One thing he is really excited about doing in the U.S. is taking part in school sports. Marcelo said he spends a great deal of time at the school, eating lunch at the cafeteria and then staying after school for the JV football program.

“It’s like people here are busier during their downtime,” Marcelo said.

He said much like Stella’s school in Korea, his old school in Brazil also features single classrooms with rotating teachers. Brazil’s location closer to the equator means Marcelo is looking forward to another major change in Michigan: the state’s cooler weather.

“In Brazil, it’s hotter, so I’ve never seen snow,” Marcelo said. “I’m already feeling the difference.”

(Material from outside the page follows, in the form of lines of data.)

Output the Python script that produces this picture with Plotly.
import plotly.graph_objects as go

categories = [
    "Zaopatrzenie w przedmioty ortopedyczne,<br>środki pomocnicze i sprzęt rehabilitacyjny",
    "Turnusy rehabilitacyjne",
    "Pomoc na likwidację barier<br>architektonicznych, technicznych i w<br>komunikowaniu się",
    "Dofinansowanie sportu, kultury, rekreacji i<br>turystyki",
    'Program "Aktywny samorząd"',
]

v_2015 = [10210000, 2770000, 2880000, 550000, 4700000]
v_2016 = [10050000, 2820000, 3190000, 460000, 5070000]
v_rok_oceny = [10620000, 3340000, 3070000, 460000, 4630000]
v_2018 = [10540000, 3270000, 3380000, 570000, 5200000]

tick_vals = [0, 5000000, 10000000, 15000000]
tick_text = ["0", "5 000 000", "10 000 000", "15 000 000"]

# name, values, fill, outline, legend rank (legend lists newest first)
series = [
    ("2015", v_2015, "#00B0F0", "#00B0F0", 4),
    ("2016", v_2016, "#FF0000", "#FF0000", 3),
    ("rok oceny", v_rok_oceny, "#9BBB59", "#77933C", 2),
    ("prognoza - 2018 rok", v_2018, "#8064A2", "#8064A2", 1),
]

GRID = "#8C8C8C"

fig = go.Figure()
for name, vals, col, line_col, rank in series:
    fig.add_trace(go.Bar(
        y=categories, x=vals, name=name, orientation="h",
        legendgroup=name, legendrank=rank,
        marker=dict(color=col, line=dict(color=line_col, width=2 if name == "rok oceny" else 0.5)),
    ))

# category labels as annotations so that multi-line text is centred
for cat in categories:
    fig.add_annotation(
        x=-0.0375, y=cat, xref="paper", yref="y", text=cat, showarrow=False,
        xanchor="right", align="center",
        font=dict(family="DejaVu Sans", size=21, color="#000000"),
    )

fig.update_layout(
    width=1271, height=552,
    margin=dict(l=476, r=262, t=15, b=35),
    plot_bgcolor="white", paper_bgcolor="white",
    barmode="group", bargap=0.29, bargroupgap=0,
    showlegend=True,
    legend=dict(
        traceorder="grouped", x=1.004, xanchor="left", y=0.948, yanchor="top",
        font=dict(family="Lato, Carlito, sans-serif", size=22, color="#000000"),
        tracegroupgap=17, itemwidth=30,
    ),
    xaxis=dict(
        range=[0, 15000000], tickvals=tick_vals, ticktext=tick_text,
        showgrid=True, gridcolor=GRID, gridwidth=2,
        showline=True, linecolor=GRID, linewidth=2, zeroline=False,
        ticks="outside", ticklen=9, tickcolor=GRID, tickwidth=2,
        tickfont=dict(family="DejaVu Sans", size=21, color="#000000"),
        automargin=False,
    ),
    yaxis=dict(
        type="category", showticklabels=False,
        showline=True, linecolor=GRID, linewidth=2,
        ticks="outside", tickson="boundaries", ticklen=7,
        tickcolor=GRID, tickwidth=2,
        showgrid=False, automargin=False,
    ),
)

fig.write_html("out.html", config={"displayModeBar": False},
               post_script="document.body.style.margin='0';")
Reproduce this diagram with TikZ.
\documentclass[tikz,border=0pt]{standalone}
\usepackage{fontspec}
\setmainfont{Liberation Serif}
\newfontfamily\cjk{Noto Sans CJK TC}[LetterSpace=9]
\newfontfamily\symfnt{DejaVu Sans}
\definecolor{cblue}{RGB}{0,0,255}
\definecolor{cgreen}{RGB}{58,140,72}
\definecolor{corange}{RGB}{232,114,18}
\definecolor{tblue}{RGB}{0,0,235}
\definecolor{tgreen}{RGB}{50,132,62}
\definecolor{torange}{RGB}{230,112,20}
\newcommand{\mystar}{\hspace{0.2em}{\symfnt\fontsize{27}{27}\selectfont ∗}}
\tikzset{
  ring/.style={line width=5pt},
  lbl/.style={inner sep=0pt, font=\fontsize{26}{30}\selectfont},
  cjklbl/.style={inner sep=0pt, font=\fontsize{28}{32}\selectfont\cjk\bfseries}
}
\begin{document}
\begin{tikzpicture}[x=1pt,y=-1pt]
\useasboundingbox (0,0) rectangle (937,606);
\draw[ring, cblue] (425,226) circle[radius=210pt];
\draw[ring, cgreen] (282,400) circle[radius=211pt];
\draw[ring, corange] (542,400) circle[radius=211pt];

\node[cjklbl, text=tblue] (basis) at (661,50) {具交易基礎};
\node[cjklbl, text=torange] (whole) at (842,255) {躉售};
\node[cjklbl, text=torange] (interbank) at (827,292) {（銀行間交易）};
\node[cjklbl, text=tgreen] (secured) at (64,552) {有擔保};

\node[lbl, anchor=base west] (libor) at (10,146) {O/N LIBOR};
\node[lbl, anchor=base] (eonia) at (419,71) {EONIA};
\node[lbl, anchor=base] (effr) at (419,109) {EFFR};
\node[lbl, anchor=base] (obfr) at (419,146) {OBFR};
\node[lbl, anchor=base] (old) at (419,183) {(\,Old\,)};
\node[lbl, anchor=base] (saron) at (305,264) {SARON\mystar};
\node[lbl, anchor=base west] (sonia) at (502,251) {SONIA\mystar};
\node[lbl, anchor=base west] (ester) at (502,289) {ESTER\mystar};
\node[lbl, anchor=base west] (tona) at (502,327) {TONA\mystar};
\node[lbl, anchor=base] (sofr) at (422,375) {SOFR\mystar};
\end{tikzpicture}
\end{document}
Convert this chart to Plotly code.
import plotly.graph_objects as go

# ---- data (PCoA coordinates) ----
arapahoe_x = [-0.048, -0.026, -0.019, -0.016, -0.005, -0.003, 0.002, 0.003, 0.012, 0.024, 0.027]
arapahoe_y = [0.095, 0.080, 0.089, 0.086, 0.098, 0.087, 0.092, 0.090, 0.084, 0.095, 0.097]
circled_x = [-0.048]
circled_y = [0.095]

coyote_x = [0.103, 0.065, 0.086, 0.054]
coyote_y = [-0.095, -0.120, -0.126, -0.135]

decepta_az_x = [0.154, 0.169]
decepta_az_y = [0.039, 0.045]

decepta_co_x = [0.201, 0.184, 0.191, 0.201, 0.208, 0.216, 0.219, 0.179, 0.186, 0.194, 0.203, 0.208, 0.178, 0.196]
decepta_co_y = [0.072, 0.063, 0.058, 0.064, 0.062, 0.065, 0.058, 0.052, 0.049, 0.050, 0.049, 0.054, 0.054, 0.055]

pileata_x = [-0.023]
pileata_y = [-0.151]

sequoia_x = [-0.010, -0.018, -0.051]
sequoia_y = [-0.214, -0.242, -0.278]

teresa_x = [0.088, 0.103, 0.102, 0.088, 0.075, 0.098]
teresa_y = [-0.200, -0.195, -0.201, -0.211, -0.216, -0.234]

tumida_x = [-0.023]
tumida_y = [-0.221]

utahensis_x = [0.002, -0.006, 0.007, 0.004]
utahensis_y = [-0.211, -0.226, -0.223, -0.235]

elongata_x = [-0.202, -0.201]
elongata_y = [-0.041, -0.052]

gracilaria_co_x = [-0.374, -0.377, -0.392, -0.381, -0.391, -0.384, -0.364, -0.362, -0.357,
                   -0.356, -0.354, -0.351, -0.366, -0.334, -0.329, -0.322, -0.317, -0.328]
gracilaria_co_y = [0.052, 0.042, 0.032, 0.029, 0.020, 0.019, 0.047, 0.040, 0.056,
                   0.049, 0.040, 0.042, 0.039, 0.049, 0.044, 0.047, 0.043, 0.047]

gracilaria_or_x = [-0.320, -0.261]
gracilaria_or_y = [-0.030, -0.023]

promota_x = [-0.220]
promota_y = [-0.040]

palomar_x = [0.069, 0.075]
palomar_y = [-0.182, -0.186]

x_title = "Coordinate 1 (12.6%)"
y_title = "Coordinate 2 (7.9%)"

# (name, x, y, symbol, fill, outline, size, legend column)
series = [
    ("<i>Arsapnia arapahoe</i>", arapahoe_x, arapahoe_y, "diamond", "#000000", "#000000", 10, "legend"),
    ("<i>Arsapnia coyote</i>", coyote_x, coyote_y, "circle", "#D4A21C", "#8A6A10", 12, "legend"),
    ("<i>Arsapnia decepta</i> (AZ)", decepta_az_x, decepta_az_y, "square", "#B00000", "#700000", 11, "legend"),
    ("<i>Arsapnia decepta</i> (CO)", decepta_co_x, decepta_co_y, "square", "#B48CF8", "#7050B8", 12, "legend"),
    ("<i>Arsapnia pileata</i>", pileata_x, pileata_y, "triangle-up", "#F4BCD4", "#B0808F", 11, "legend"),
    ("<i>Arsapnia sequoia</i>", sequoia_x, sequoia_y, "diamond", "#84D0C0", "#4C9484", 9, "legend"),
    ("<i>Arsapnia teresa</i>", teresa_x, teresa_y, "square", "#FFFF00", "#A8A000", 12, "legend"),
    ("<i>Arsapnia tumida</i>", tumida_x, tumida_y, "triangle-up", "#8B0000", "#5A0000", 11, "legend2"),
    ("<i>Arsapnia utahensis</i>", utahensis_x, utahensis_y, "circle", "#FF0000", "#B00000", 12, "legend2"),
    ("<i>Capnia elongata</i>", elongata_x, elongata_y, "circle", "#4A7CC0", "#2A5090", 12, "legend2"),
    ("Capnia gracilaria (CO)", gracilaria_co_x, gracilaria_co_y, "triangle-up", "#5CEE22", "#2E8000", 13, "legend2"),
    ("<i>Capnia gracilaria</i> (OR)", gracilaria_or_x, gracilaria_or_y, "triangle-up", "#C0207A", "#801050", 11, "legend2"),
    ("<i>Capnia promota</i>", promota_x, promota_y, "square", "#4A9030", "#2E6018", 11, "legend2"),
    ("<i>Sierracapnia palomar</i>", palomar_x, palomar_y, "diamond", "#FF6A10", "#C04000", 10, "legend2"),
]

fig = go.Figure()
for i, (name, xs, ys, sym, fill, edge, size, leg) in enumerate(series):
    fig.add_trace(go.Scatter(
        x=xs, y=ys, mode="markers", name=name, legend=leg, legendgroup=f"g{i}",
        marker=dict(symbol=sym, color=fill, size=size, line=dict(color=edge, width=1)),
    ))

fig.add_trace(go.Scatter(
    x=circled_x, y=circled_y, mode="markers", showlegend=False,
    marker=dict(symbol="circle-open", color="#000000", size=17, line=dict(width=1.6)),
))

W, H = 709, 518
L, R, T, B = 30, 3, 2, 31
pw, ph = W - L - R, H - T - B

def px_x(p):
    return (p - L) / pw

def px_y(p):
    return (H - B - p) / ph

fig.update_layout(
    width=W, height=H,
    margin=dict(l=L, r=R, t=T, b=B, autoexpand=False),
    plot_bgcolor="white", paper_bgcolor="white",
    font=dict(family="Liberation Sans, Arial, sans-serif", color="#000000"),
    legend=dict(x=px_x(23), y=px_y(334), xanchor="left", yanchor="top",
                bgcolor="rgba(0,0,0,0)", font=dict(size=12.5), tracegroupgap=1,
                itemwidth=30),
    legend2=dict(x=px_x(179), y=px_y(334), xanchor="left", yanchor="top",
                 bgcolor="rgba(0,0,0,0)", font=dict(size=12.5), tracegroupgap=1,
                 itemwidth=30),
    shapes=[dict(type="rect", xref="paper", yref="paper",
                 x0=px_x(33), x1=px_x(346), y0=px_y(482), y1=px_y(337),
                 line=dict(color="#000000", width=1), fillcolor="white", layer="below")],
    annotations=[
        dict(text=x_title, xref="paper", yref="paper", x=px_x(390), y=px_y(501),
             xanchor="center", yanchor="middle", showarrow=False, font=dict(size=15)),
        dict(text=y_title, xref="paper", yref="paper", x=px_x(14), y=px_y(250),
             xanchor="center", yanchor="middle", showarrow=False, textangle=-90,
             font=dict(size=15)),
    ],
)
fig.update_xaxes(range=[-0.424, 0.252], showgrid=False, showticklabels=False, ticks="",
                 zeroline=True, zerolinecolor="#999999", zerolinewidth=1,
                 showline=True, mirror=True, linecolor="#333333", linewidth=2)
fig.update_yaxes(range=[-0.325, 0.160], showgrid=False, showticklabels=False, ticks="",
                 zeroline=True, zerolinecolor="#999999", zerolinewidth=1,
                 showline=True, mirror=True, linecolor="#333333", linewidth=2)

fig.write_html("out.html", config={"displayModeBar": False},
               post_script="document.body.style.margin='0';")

Being primarily in the southern hemisphere, Marcelo added that Brazil has opposing seasons: due to the tilt of the Earth’s axis, the country is just now entering its springtime, and will see summer arrive in December.

According to Marcelo, being in the U.S. is great for improving his English because of the need to speak it daily to function in the area.

“The more you speak it, the more you learn, so it’s important to speak as much as you can,” Marcelo said.

“I’m enjoying it here,” Marcelo added. “I’m enjoying playing football and the school.”

According to SSC High School Principal Mark Williams, the school has been running an exchange student program since at least 1996, when he started working there. Williams said the program has been a great way to expose students to greater diversity and different cultures.

“Our students enjoy the foreign exchange program students, learning from them,” Williams said. “It’s a neat experience for our students and for the exchange students.”

Williams said the four students the school has this year is a greater number than usual, as SSC normally has between one and three students for the year.

The students come through a foreign exchange company that has a contract with the school, which seeks out host families for the students to stay with.

“The key is finding host families,” Williams said. “If we could find more families here in the district willing to host these students, we could get quite a large number of them.”